Bangkok Hospital Pattaya promptly treats heart disease through app
Doctors act on the warning signs before a crisis erupts.
Bangkok Hospital Pattaya is treating heart disease early in its stage using an app-integrated health assessment tool that identifies a patient’s 10-year risk in under a minute.
“Once a patient finishes the health assessment, their information is available on our BPH Connect app,” Adjariya Ezor, chief information officer at Bangkok Hospital Pattaya and Jomtien Hospital, told the Healthcare Asia Summit 2025 in Kuala Lumpur on 9 April.
“If results show high risks, our platform alerts a cardiologist, books a virtual consult, and schedules a lab test all before they feel a single symptom,” she pointed out.
The BPH Connect app, called a “digital nervous system” by the biggest tertiary referral hospital on the Eastern Seaboard of Thailand, features a dashboard that classifies patient health risk scores using a colour-coded system—green for low risk, yellow for moderate, and red for high.

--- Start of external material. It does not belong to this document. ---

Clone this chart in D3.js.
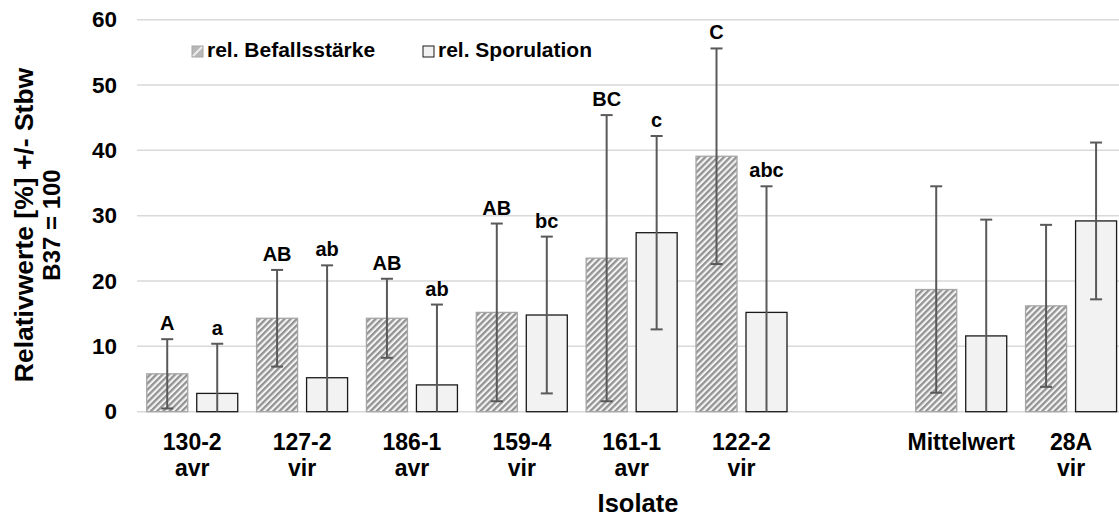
<!DOCTYPE html>
<html>
<head>
<meta charset="utf-8">
<script src="https://cdn.jsdelivr.net/npm/d3@7"></script>
<style>
  body { margin: 0; background: #fff; }
  svg { display: block; }
  text { font-family: "Liberation Sans", Arial, sans-serif; font-weight: bold; fill: #000; }
</style>
</head>
<body>
<svg id="chart" width="1119" height="519"></svg>
<script>
// Isolates (two-line labels split on "|"); the empty entry leaves a gap before the mean
const categories = ["130-2|avr", "127-2|vir", "186-1|avr", "159-4|vir", "161-1|avr", "122-2|vir", "", "Mittelwert", "28A|vir"];
const seriesNames = ["rel. Befallsstärke", "rel. Sporulation"];
const befall = [5.8, 14.3, 14.3, 15.2, 23.5, 39.1, null, 18.7, 16.2];
const befallSd = [5.3, 7.4, 6.05, 13.6, 21.9, 16.5, null, 15.8, 12.4];
const sporulation = [2.8, 5.2, 4.1, 14.8, 27.4, 15.2, null, 11.6, 29.2];
const sporulationSd = [7.6, 17.2, 12.3, 12.0, 14.8, 19.3, null, 17.8, 12.0];
const befallLetters = ["A", "AB", "AB", "AB", "BC", "C", "", "", ""];
const sporulationLetters = ["a", "ab", "ab", "bc", "c", "abc", "", "", ""];
const yTicks = [0, 10, 20, 30, 40, 50, 60];

const svg = d3.select("#chart");
const W = 1119;

const plot = { left: 137.3, right: 1126, top: 19.7, bottom: 411.7 };

const x0 = d3.scaleBand().domain(categories).range([plot.left, plot.right]).padding(0);
const x1 = d3.scaleBand().domain(seriesNames).range([0, x0.bandwidth()])
  .paddingInner(0.18).paddingOuter(0.1885);
const y = d3.scaleLinear().domain([0, 60]).range([plot.bottom, plot.top]);

// hatch pattern for the infection-severity bars
const defs = svg.append("defs");
const pat = defs.append("pattern")
  .attr("id", "hatch")
  .attr("patternUnits", "userSpaceOnUse")
  .attr("width", 4.4).attr("height", 4.4)
  .attr("patternTransform", "rotate(45)");
pat.append("rect").attr("width", 4.4).attr("height", 4.4).attr("fill", "#f4f4f4");
pat.append("rect").attr("width", 2.3).attr("height", 4.4).attr("fill", "#939393");

const styles = {
  "rel. Befallsstärke": { fill: "url(#hatch)", stroke: "#a6a6a6" },
  "rel. Sporulation": { fill: "#f2f2f2", stroke: "#1a1a1a" }
};

// gridlines
svg.append("g").selectAll("line").data(yTicks).join("line")
  .attr("x1", 137).attr("x2", W)
  .attr("y1", d => y(d)).attr("y2", d => y(d))
  .attr("stroke", "#d9d9d9").attr("stroke-width", 1.5);

// y axis labels
const yAxis = d3.axisLeft(y).tickValues(yTicks).tickSize(0).tickPadding(20);
const gy = svg.append("g").attr("transform", `translate(137,0)`).call(yAxis);
gy.select(".domain").remove();
gy.selectAll("text")
  .style("font-family", '"Liberation Sans", Arial, sans-serif')
  .style("font-weight", "bold").style("font-size", "22.5px").attr("fill", "#000");

// assemble series rows
const rows = categories.map((c, i) => ({
  cat: c,
  series: [
    { name: seriesNames[0], v: befall[i], sd: befallSd[i], letter: befallLetters[i] },
    { name: seriesNames[1], v: sporulation[i], sd: sporulationSd[i], letter: sporulationLetters[i] }
  ].filter(s => s.v != null)
}));

const groups = svg.append("g").selectAll("g").data(rows).join("g")
  .attr("transform", d => `translate(${x0(d.cat)},0)`);

// bars
groups.selectAll("rect").data(d => d.series).join("rect")
  .attr("x", d => x1(d.name))
  .attr("width", x1.bandwidth())
  .attr("y", d => y(d.v))
  .attr("height", d => y(0) - y(d.v))
  .attr("fill", d => styles[d.name].fill)
  .attr("stroke", d => styles[d.name].stroke)
  .attr("stroke-width", 1.3);

// error bars (+/- standard deviation, clipped at the axis)
const eb = groups.selectAll("g.err").data(d => d.series).join("g").attr("class", "err")
  .attr("transform", d => `translate(${x1(d.name) + x1.bandwidth() / 2},0)`);
const cap = 6;
eb.append("line")
  .attr("y1", d => y(d.v + d.sd)).attr("y2", d => y(Math.max(0, d.v - d.sd)))
  .attr("stroke", "#595959").attr("stroke-width", 2);
eb.append("line")
  .attr("x1", -cap).attr("x2", cap)
  .attr("y1", d => y(d.v + d.sd)).attr("y2", d => y(d.v + d.sd))
  .attr("stroke", "#595959").attr("stroke-width", 2);
eb.filter(d => d.v - d.sd > 0).append("line")
  .attr("x1", -cap).attr("x2", cap)
  .attr("y1", d => y(d.v - d.sd)).attr("y2", d => y(d.v - d.sd))
  .attr("stroke", "#595959").attr("stroke-width", 2);

// significance letters
eb.append("text")
  .attr("text-anchor", "middle")
  .attr("y", d => y(d.v + d.sd) - 9)
  .style("font-size", "20px")
  .text(d => d.letter);

// category labels
const catLabels = svg.append("g").selectAll("text").data(categories).join("text")
  .attr("text-anchor", "middle")
  .attr("x", d => x0(d) + x0.bandwidth() / 2)
  .attr("y", 450)
  .style("font-size", "23px");
catLabels.selectAll("tspan").data(d => d.split("|")).join("tspan")
  .attr("x", function () { return this.parentNode.getAttribute("x"); })
  .attr("dy", (d, i) => i === 0 ? 0 : 26)
  .text(d => d);

// axis titles
svg.append("text").attr("x", 638).attr("y", 512).attr("text-anchor", "middle")
  .style("font-size", "25.5px").text("Isolate");

const yt = svg.append("text").attr("transform", "translate(33,225) rotate(-90)")
  .attr("text-anchor", "middle");
yt.append("tspan").attr("x", 0).attr("dy", 0).style("font-size", "26.5px").text("Relativwerte [%] +/- Stbw");
yt.append("tspan").attr("x", 0).attr("dy", 27).style("font-size", "24px").text("B37 = 100");

// legend
const legendX = [192, 423];
const leg = svg.append("g").selectAll("g").data(seriesNames).join("g")
  .attr("transform", (d, i) => `translate(${legendX[i]},46)`);
leg.append("rect").attr("width", 11).attr("height", 11)
  .attr("fill", d => d === seriesNames[0] ? "#b8b8b8" : "#f2f2f2")
  .attr("stroke", d => d === seriesNames[0] ? "#a6a6a6" : "#1a1a1a").attr("stroke-width", 1);
leg.filter((d, i) => i === 0).append("line")
  .attr("x1", 1).attr("y1", 10).attr("x2", 10).attr("y2", 1)
  .attr("stroke", "#ececec").attr("stroke-width", 2);
leg.append("text").attr("x", 15).attr("y", 11).style("font-size", "21px").text(d => d);
</script>
</body>
</html>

“At a glance, nurses can identify who needs urgent cardiology support or who needs lifestyle intervention,” she said. “Because we’ve integrated this system with our EMR (electronic medical record), high-risk alerts are triggered automatically.”
The Chonburi-based hospital’s heart disease risk tool, which factors in cholesterol levels, can be 92% accurate, Ezor said. “This isn’t just a calculator; it’s a lifeline.”
“Initially, we focused on heart, brain, and bone health. We later expanded to other areas, including child development and elderly care screening,” she added.
Ezor said they started a value-based care model that seeks to increase life expectancy to more than 85 years in 2023, after the COVID-19 pandemic. “We call this our ‘mission to the moon.’”
A screening prototype test on hospital staff showed that almost 80% were at high risk of a heart attack due to high levels of bad cholesterol. “That’s why we’re investing in screening models.”
“From dementia screening to joint health scores, we’ve built Thailand’s most comprehensive risk-assessment suite validated by partners such as the American College of Cardiology,” Ezor said.
But tools alone aren’t enough, which led Bangkok Hospital Pattaya to create the app, which quickly alerts doctors to health risks so they can treat the most urgent cases first.
Meanwhile, the Thai hospital also conducts school-based mental health screenings, where it found that over 75% of young people with depression go untreated. “We’ve also extended our assessments to large companies near Pattaya City.”
“This is the future of medicine,” Ezor said. “We do not wait for a crisis—we act on the warning signs in time.”